Microsoft was the first corporate buyer to agree a multinational purchase of SAF when it signed a deal with KLM and joint-venture partner Delta Air Lines in October 2019 for flights between the USA and Netherlands. 2021 has seen the announcement of many more agreements between airlines and corporate clients or travel management companies, but with no standardised verification of the true environmental gains. Put another way, it’s difficult to assess just how sustainable SAF truly is.
“I do see some areas of the industry trying to propose sustainable aviation fuel as the answer to all things and an easy solution when it is a complex space that requires at least some learning and understanding,” said Julia Fidler, senior sustainability manager for procurement for Microsoft.
“I was given guidance by our carbon removal team about the importance as we introduce a solution of making sure it meets certain criteria and that ultimately we need to be able to make an exclusive claim on the environmental impact our purchase has had. That mechanism doesn’t exist today [for SAF].”
It is often trumpeted that greenhouse gas emissions from SAF are up to 80 per cent lower than from fossil fuel, but there are several challenges to corporate buyers safely claiming this, or indeed any, level of saving.
The first difficulty the RSB scheme seeks to address is that it audits SAF sources. For example, said Fidler, who was part of Microsoft’s travel team for 12 years before assuming her current role, “RSB provides verification of feedstock. It looks down even to where the farm residue was produced and will certify and verify the quality of the feedstock.”
Among many other questions to ask about SAF provenance are whether fuel designated as waste oil was previously used for other purposes, the emissions resulting from transporting the fuel, where and how it was grown, and with what incentives. For ethanol made from corn, a key question is whether it displaced crops grown for food.
“You want to be sure that the claim you are making to the market is backed by real environmental integrity,” said Arianna Baldo, aviation sector lead for RSB. “SAF needs to prove it is environmentally and socially sustainable and that it achieves significant emission reduction because this is not automatic. You can have fossil fuels that are more efficient in terms of greenhouse gas emissions than biofuels.”
Fidler believes the new book-and-claim system has the potential to remove much of the fuel source verification that corporate clients would otherwise have to undertake themselves. “The implications start to become so complex,” she said. “Not all buyers have to understand that, but I think early buyers should help establish platforms that make it easier for other buyers to be sure of quality and avoidance of risk.”
Even when SAF has been verified as sustainable, the vexed question arises of who claims the savings it produces. “Carbon accounting is complex,” said Fidler, “but ultimately there should only ever be one claim that you reduced carbon from the environment.”

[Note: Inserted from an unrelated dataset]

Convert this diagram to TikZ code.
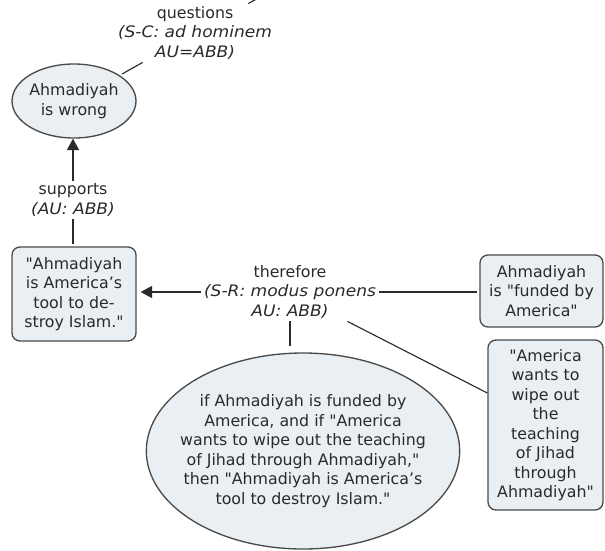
\documentclass[tikz,border=0pt]{standalone}
\usepackage{fontspec}
\setmainfont{DejaVu Sans}[Ligatures=TeXOff, ItalicFeatures={FakeStretch=1.08}]
\usetikzlibrary{shapes.geometric,arrows.meta}
\definecolor{nodefill}{HTML}{E9EFF3}
\definecolor{nodeline}{HTML}{4A4A4A}
\definecolor{ink}{HTML}{2A2A2A}
\tikzset{
  every node/.style={font=\fontsize{11.85}{14.6}\selectfont, text=ink, align=center},
  concept/.style={draw=nodeline, fill=nodefill, line width=1pt, inner sep=0pt},
  roundbox/.style={concept, rectangle, rounded corners=6pt},
  oval/.style={concept, ellipse},
  linklabel/.style={inner sep=2pt},
  conn/.style={draw=ink, line width=0.85pt},
  arr/.style={conn, -{Triangle[length=8.5pt,width=9pt]}},
}
\begin{document}
\begin{tikzpicture}[x=0.75pt,y=-0.75pt]
\useasboundingbox (0,0) rectangle (605,550);
% concepts
\node[oval, inner xsep=-4pt, minimum width=93pt, minimum height=55.5pt] (wrong) at (74,101) {Ahmadiyah\\is wrong};
\node[roundbox, minimum width=93pt, minimum height=70.5pt] (lbox) at (74,294) {"Ahmadiyah\\is America’s\\tool to de-\\stroy Islam."};
\node[roundbox, minimum width=92.25pt, minimum height=54pt] (rbox1) at (541.5,291) {Ahmadiyah\\is "funded by\\America"};
\node[roundbox, minimum width=86.25pt, minimum height=127.5pt] (rbox2) at (545.5,425) {"America\\wants to\\wipe out\\the\\teaching\\of Jihad\\through\\Ahmadiyah"};
\node[oval, inner xsep=-12pt, inner ysep=-4pt, minimum width=235pt, minimum height=147pt] (big) at (303,451) {if Ahmadiyah is funded by\\America, and if "America\\wants to wipe out the teaching\\of Jihad through Ahmadiyah,"\\then "Ahmadiyah is America’s\\tool to destroy Islam."};
% link labels
\node[linklabel] (ques) at (195,33) {questions\\\textit{(S-C: ad hominem}\\\textit{AU=ABB)}};
\node[linklabel] (sup) at (73,200) {supports\\\textit{(AU: ABB)}};
\node[linklabel] (ther) at (290,292) {therefore\\\textit{(S-R: modus ponens}\\\textit{AU: ABB)}};
\coordinate (qtop) at (262,-4);
% connectors
\draw[conn] (ques) -- (qtop);
\draw[conn, shorten >=2pt] (ques) -- (wrong);
\draw[arr] (sup.north) -- (sup.north |- wrong.south);
\draw[conn, shorten >=2pt] (sup.south) -- (sup.south |- lbox.north);
\draw[arr, shorten >=3pt] (ther.west) -- (ther.west -| lbox.east);
\draw[conn, shorten >=2pt] (ther.east) -- (ther.east -| rbox1.west);
\draw[conn, shorten >=5pt] (ther.south) -- (ther.south |- big.north);
\draw[conn] (ther) -- ([yshift=24pt]rbox2.west);
\end{tikzpicture}
\end{document}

There are three different ways in which the same SAF savings could be double-counted illegitimately. The first would be both an airline claiming the saving as a Scope 1 (direct) emission reduction, while a corporate customers claims it as reduction of a Scope 3 (indirect) emission, of which business travel is one kind.
The next potential conflict is that a country (for example the country where a biofuel is produced) banks the saving as part of its Nationally Determined Contribution at the same time a corporation claims it. This is not allowable.
Finally, there is the risk of the same saving being sold to two or more corporate customers. “I would say that is slightly less significant a risk today because such small amounts of SAF are being purchased, but as it scales those are the types of risks that need to be officially addressed,” said Fidler.
The RSB-led pilot scheme creates a ledger in which all SAF savings claims can be recorded and verified. “These claims do not belong to the physical supply chain, but they are detached and transferred to a customer that does not physically take and burn the fuel,” said Baldo. “Microsoft doesn’t buy SAF and burn it in its own planes. A book-and-claim system is where a product can be booked somewhere and claimed somewhere else.
“There is still some work to do, which is why we are piloting the standard. It’s not a product that’s available yet in the public domain for widespread adoption. The pilot stage will probably last for the greater part of next year. We need to receive more feedback from stakeholders and then test the assumptions in more pilots,” Baldo said.
Both Baldo and Fidler urged more buyers to get involved. Fidler is “very optimistic” that an accurate, meaningful process can be created. “If we continue to get the right people together to collaborate on this and corporates continue to be in the room and support this challenging phase, then I feel we will get to it,” she said.
“In future it will be a fully accountable claim against our Scope 3 emissions. Today that is not accepted by the likes of Greenhouse Gas Protocol [a widely used set of GHG accounting standards]. Until we have a fully credible, traceable way to account for the purchase, it’s what is described as a line item. It’s a nice-to-have: a good thing that we’re doing but it’s not a full reduction on our Scope 3 emissions yet. We’re getting closer to that,” said Fidler.